A defective barrel, one that bells out at the muzzle for example, can be replaced at the battle front with a simple tool, a wrench for instance. A barrel can also be replaced when necessary by a special silenced barrel or by a barrel with other accessories, wire cutters for example.

Claims

1. A light-weight automatic rifle comprising

a plastic housing including

a handle portion,

a cylindrical metal sleeve having an axis,

at least one metal cheek,

the plastic housing surrounding said handle portion, said metal cheek and said plurality of connecting aperture means, and

wherein said metal sleeve includes radially projecting grooves on the outside for engaging with said plastic housing and said metal sleeve is disposed-within a distance from said metal cheek.

2. The light-weight automatic rifle of claim 1, wherein said plastic housing is made by injection molding.

3. The light-weight automatic rifle of claim 1, further comprising a plurality of connecting aperture means for engaging to at least one attachment.

4. The light-weight automatic rifle of claim 3, wherein said at least one attachment is a sight.

5. The light-weight automatic rifle of claim 3, wherein said at least one attachment is an emergency back-up sight.

6. The light-weight automatic rifle of claim 3, wherein said at least one attachment is a barrel disposed in said metal sleeve so as to be mounted on said axis of said sleeve.

7. The light-weight automatic rifle of claim 6, further comprising a carrying sling shackle.

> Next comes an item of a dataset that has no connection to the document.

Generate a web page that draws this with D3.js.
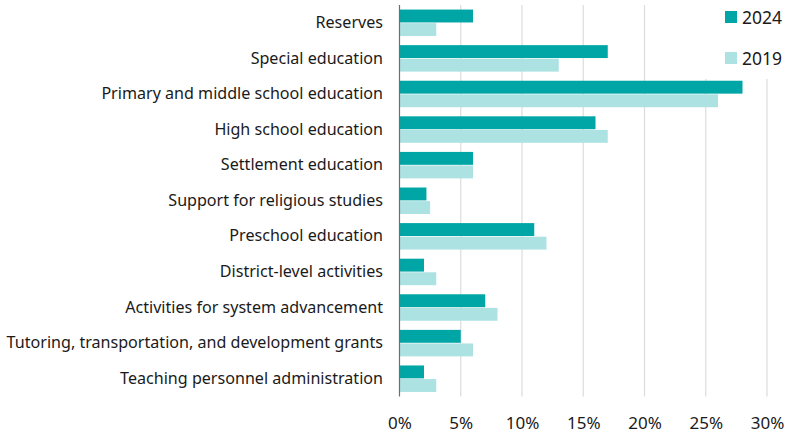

8. The light-weight automatic rifle of claim 3, wherein said at least one attachment includes a grip and a trigger.

9. The light-weight automatic rifle of claim 3, wherein said at least one attachment is a shoulder rest pivotally attached to said plastic housing.

10. The light-weight automatic rifle of claim 1, further comprising a magazine receiving port located in the plastic housing and adjacent to the metal sleeve.